Data segment
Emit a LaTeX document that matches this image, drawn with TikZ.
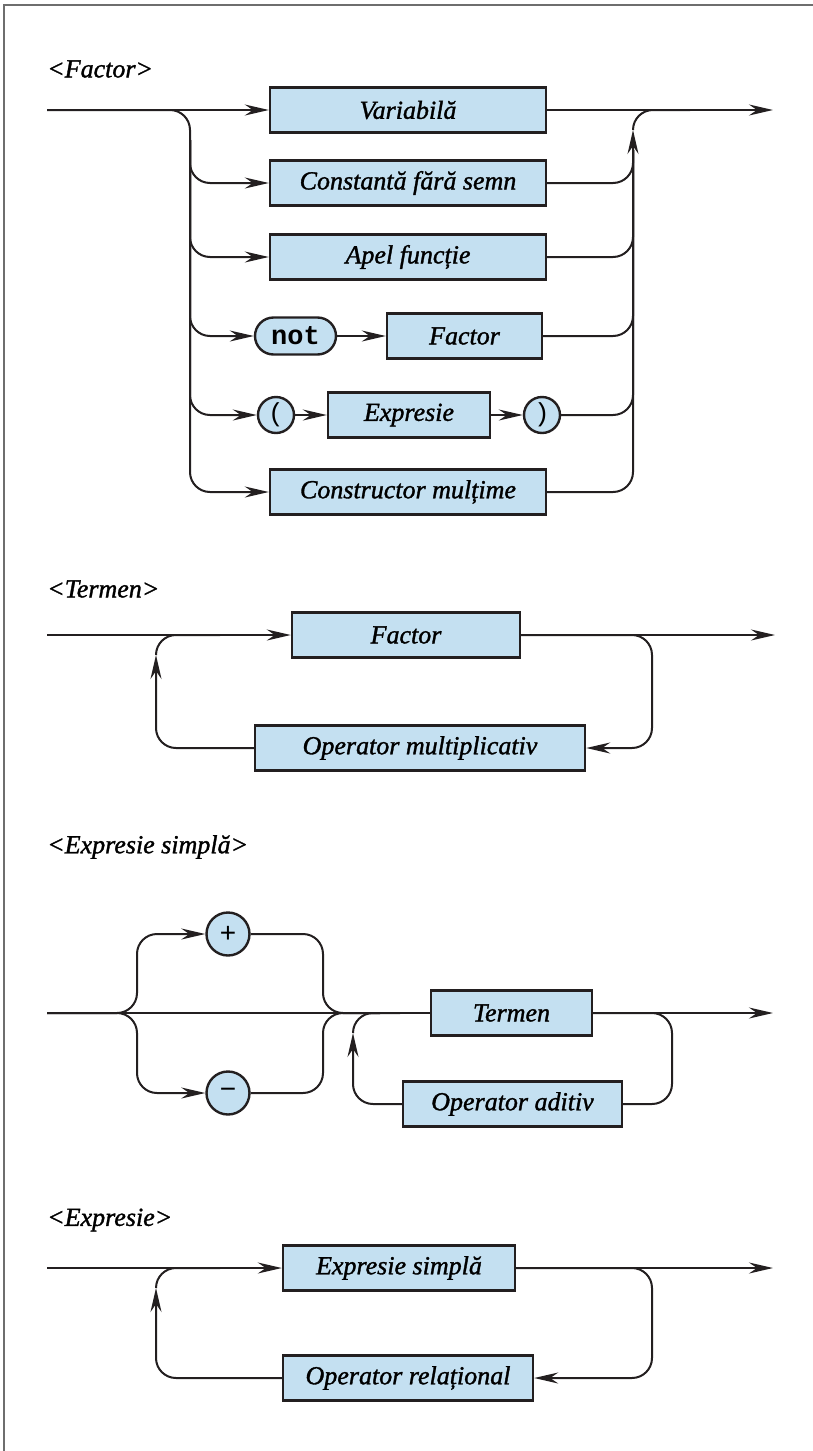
\documentclass[tikz,border=0pt]{standalone}
\usepackage{fontspec}
\setmainfont{Liberation Serif}[ItalicFeatures={FakeBold=1.3}]
\newfontfamily\kwfont{Liberation Mono}
\newfontfamily\signfont{Liberation Sans}
\usetikzlibrary{arrows.meta,shapes.misc}
\definecolor{boxblue}{RGB}{196,224,241}
\definecolor{framegray}{RGB}{110,110,110}
\definecolor{ink}{RGB}{35,31,32}
\newcommand\lblfont{\fontsize{26}{31}\selectfont\itshape}
\begin{document}
\begin{tikzpicture}[x=1pt,y=-1pt,
  conn/.style={draw=ink,line width=2pt},
  arr/.style={-{Stealth[length=24pt,width=11pt,inset=8pt]}},
  box/.style={draw=ink,fill=boxblue,line width=2.4pt,inner sep=0pt,
    minimum height=45pt,minimum width=#1,font=\lblfont},
  kw/.style={rounded rectangle,draw=ink,fill=boxblue,line width=2.4pt,inner sep=0pt,
    minimum height=37pt,minimum width=81pt,font=\kwfont\bfseries\fontsize{27}{32}\selectfont},
  par/.style={circle,draw=ink,fill=boxblue,line width=2.4pt,inner sep=0pt,
    minimum size=36pt,font=\kwfont\fontsize{26}{30}\selectfont},
  sgn/.style={circle,draw=ink,fill=boxblue,line width=2.4pt,inner sep=0pt,
    minimum size=43pt,font=\signfont\fontsize{28}{32}\selectfont},
  title/.style={anchor=west,inner sep=0pt,font=\lblfont},
  curved/.style={conn,rounded corners=20pt}]
\useasboundingbox (0,0) rectangle (813,1451);
% open frame: left and top edges
\draw[framegray,line width=1.5pt] (4,1451) -- (4,5) -- (813,5);

% ---------------- <Factor> ----------------
\node[title] (tFactor) at (47,69) {<Factor>};
\node[box=276pt] (var)  at (408,110) {Variabilă};
\node[box=276pt] (cst)  at (408,183) {Constantă fără semn};
\node[box=276pt] (apel) at (408,257) {Apel funcție};
\node[kw]        (not)  at (295.5,336) {not};
\node[box=155pt] (fac)  at (464.5,336) {Factor};
\node[par]       (lp)   at (276,415) {(};
\node[box=162pt] (expr) at (409,415) {Expresie};
\node[par]       (rp)   at (542,415) {)};
\node[box=276pt] (cm)   at (408,492) {Constructor mulțime};
\coordinate (fIn)    at (47,110);
\coordinate (fSplit) at (190,110);
\coordinate (fTrunk) at (190,140);
\coordinate (fJoin)  at (633,130);
\coordinate (fMerge) at (633,150);
\coordinate (fBend)  at (690,110);
\coordinate (fOut)   at (773,110);
\draw[conn,arr] (fIn) -- (var.west);
\draw[conn,arr] (var.east) -- (fOut);
\draw[curved,arr] (fIn) -- (fSplit) |- (cm.west);
\foreach \n in {cst,apel,not,lp} \draw[curved,arr] (fTrunk) |- (\n.west);
\draw[conn,arr] (not.east) -- (fac.west);
\draw[conn,arr] (lp.east) -- (expr.west);
\draw[conn,arr] (expr.east) -- (rp.west);
\draw[curved,arr] (cm.east) -| (fJoin);
\foreach \n in {cst,apel,fac,rp} \draw[curved] (\n.east) -| (fMerge);
\draw[curved] (fJoin) |- (fBend);

% ---------------- <Termen> ----------------
\node[title] (tTermen) at (47,589) {<Termen>};
\node[box=228pt] (tfac) at (406,635) {Factor};
\node[box=330pt] (tmul) at (420,748) {Operator multiplicativ};
\coordinate (tIn)   at (47,635);
\coordinate (tOut)  at (775,635);
\coordinate (tR)    at (652,635);
\coordinate (tL)    at (156,655);
\coordinate (tBend) at (220,635);
\draw[conn,arr] (tIn) -- (tfac.west);
\draw[conn,arr] (tfac.east) -- (tOut);
\draw[curved,arr] (tfac.east) -- (tR) |- (tmul.east);
\draw[curved,arr] (tmul.west) -| (tL);
\draw[curved] (tL) |- (tBend);

% ---------------- <Expresie simplă> ----------------
\node[title] (tSimple) at (47,847) {<Expresie simplă>};
\node[sgn] (plus)  at (228,934)  {+};
\node[sgn] (minus) at (228,1093) {−};
\node[box=161pt] (ter) at (511.5,1013) {Termen};
\node[box=219pt] (add) at (512.5,1104) {Operator aditiv};
\coordinate (sIn)   at (47,1013);
\coordinate (sL)    at (137,1013);
\coordinate (sR)    at (323,1013);
\coordinate (sJoin) at (380,1013);
\coordinate (sLoop) at (353,1033);
\coordinate (sBend) at (400,1013);
\coordinate (sLoopR) at (672,1013);
\coordinate (sOut)  at (773,1013);
\draw[conn] (sIn) -- (ter.west);
\draw[curved,arr] (sIn) -- (sL) |- (plus.west);
\draw[curved,arr] (sIn) -- (sL) |- (minus.west);
\draw[curved] (plus.east) -| (sR) -- (sJoin);
\draw[curved] (minus.east) -| (sR) -- (sJoin);
\draw[curved,arr] (add.west) -| (sLoop);
\draw[curved] (sLoop) |- (sBend);
\draw[curved] (ter.east) -- (sLoopR) |- (add.east);
\draw[conn,arr] (ter.east) -- (sOut);

% ---------------- <Expresie> ----------------
\node[title] (tExpr) at (47,1220) {<Expresie>};
\node[box=232pt] (es)  at (399,1268) {Expresie simplă};
\node[box=250pt] (rel) at (408,1378) {Operator relațional};
\coordinate (xIn)   at (47,1268);
\coordinate (xOut)  at (773,1268);
\coordinate (xR)    at (652,1268);
\coordinate (xL)    at (156,1288);
\coordinate (xBend) at (220,1268);
\draw[conn,arr] (xIn) -- (es.west);
\draw[conn,arr] (es.east) -- (xOut);
\draw[curved,arr] (es.east) -- (xR) |- (rel.east);
\draw[curved,arr] (rel.west) -| (xL);
\draw[curved] (xL) |- (xBend);
\end{tikzpicture}
\end{document}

Aim
Output the lines above in full and exactly as given, omitting any pictures.

Task output
Emit a LaTeX document that matches this image, drawn with TikZ.
\documentclass[tikz,border=0pt]{standalone}
\usepackage{fontspec}
\setmainfont{Liberation Serif}[ItalicFeatures={FakeBold=1.3}]
\newfontfamily\kwfont{Liberation Mono}
\newfontfamily\signfont{Liberation Sans}
\usetikzlibrary{arrows.meta,shapes.misc}
\definecolor{boxblue}{RGB}{196,224,241}
\definecolor{framegray}{RGB}{110,110,110}
\definecolor{ink}{RGB}{35,31,32}
\newcommand\lblfont{\fontsize{26}{31}\selectfont\itshape}
\begin{document}
\begin{tikzpicture}[x=1pt,y=-1pt,
  conn/.style={draw=ink,line width=2pt},
  arr/.style={-{Stealth[length=24pt,width=11pt,inset=8pt]}},
  box/.style={draw=ink,fill=boxblue,line width=2.4pt,inner sep=0pt,
    minimum height=45pt,minimum width=#1,font=\lblfont},
  kw/.style={rounded rectangle,draw=ink,fill=boxblue,line width=2.4pt,inner sep=0pt,
    minimum height=37pt,minimum width=81pt,font=\kwfont\bfseries\fontsize{27}{32}\selectfont},
  par/.style={circle,draw=ink,fill=boxblue,line width=2.4pt,inner sep=0pt,
    minimum size=36pt,font=\kwfont\fontsize{26}{30}\selectfont},
  sgn/.style={circle,draw=ink,fill=boxblue,line width=2.4pt,inner sep=0pt,
    minimum size=43pt,font=\signfont\fontsize{28}{32}\selectfont},
  title/.style={anchor=west,inner sep=0pt,font=\lblfont},
  curved/.style={conn,rounded corners=20pt}]
\useasboundingbox (0,0) rectangle (813,1451);
% open frame: left and top edges
\draw[framegray,line width=1.5pt] (4,1451) -- (4,5) -- (813,5);

% ---------------- <Factor> ----------------
\node[title] (tFactor) at (47,69) {<Factor>};
\node[box=276pt] (var)  at (408,110) {Variabilă};
\node[box=276pt] (cst)  at (408,183) {Constantă fără semn};
\node[box=276pt] (apel) at (408,257) {Apel funcție};
\node[kw]        (not)  at (295.5,336) {not};
\node[box=155pt] (fac)  at (464.5,336) {Factor};
\node[par]       (lp)   at (276,415) {(};
\node[box=162pt] (expr) at (409,415) {Expresie};
\node[par]       (rp)   at (542,415) {)};
\node[box=276pt] (cm)   at (408,492) {Constructor mulțime};
\coordinate (fIn)    at (47,110);
\coordinate (fSplit) at (190,110);
\coordinate (fTrunk) at (190,140);
\coordinate (fJoin)  at (633,130);
\coordinate (fMerge) at (633,150);
\coordinate (fBend)  at (690,110);
\coordinate (fOut)   at (773,110);
\draw[conn,arr] (fIn) -- (var.west);
\draw[conn,arr] (var.east) -- (fOut);
\draw[curved,arr] (fIn) -- (fSplit) |- (cm.west);
\foreach \n in {cst,apel,not,lp} \draw[curved,arr] (fTrunk) |- (\n.west);
\draw[conn,arr] (not.east) -- (fac.west);
\draw[conn,arr] (lp.east) -- (expr.west);
\draw[conn,arr] (expr.east) -- (rp.west);
\draw[curved,arr] (cm.east) -| (fJoin);
\foreach \n in {cst,apel,fac,rp} \draw[curved] (\n.east) -| (fMerge);
\draw[curved] (fJoin) |- (fBend);

% ---------------- <Termen> ----------------
\node[title] (tTermen) at (47,589) {<Termen>};
\node[box=228pt] (tfac) at (406,635) {Factor};
\node[box=330pt] (tmul) at (420,748) {Operator multiplicativ};
\coordinate (tIn)   at (47,635);
\coordinate (tOut)  at (775,635);
\coordinate (tR)    at (652,635);
\coordinate (tL)    at (156,655);
\coordinate (tBend) at (220,635);
\draw[conn,arr] (tIn) -- (tfac.west);
\draw[conn,arr] (tfac.east) -- (tOut);
\draw[curved,arr] (tfac.east) -- (tR) |- (tmul.east);
\draw[curved,arr] (tmul.west) -| (tL);
\draw[curved] (tL) |- (tBend);

% ---------------- <Expresie simplă> ----------------
\node[title] (tSimple) at (47,847) {<Expresie simplă>};
\node[sgn] (plus)  at (228,934)  {+};
\node[sgn] (minus) at (228,1093) {−};
\node[box=161pt] (ter) at (511.5,1013) {Termen};
\node[box=219pt] (add) at (512.5,1104) {Operator aditiv};
\coordinate (sIn)   at (47,1013);
\coordinate (sL)    at (137,1013);
\coordinate (sR)    at (323,1013);
\coordinate (sJoin) at (380,1013);
\coordinate (sLoop) at (353,1033);
\coordinate (sBend) at (400,1013);
\coordinate (sLoopR) at (672,1013);
\coordinate (sOut)  at (773,1013);
\draw[conn] (sIn) -- (ter.west);
\draw[curved,arr] (sIn) -- (sL) |- (plus.west);
\draw[curved,arr] (sIn) -- (sL) |- (minus.west);
\draw[curved] (plus.east) -| (sR) -- (sJoin);
\draw[curved] (minus.east) -| (sR) -- (sJoin);
\draw[curved,arr] (add.west) -| (sLoop);
\draw[curved] (sLoop) |- (sBend);
\draw[curved] (ter.east) -- (sLoopR) |- (add.east);
\draw[conn,arr] (ter.east) -- (sOut);

% ---------------- <Expresie> ----------------
\node[title] (tExpr) at (47,1220) {<Expresie>};
\node[box=232pt] (es)  at (399,1268) {Expresie simplă};
\node[box=250pt] (rel) at (408,1378) {Operator relațional};
\coordinate (xIn)   at (47,1268);
\coordinate (xOut)  at (773,1268);
\coordinate (xR)    at (652,1268);
\coordinate (xL)    at (156,1288);
\coordinate (xBend) at (220,1268);
\draw[conn,arr] (xIn) -- (es.west);
\draw[conn,arr] (es.east) -- (xOut);
\draw[curved,arr] (es.east) -- (xR) |- (rel.east);
\draw[curved,arr] (rel.west) -| (xL);
\draw[curved] (xL) |- (xBend);
\end{tikzpicture}
\end{document}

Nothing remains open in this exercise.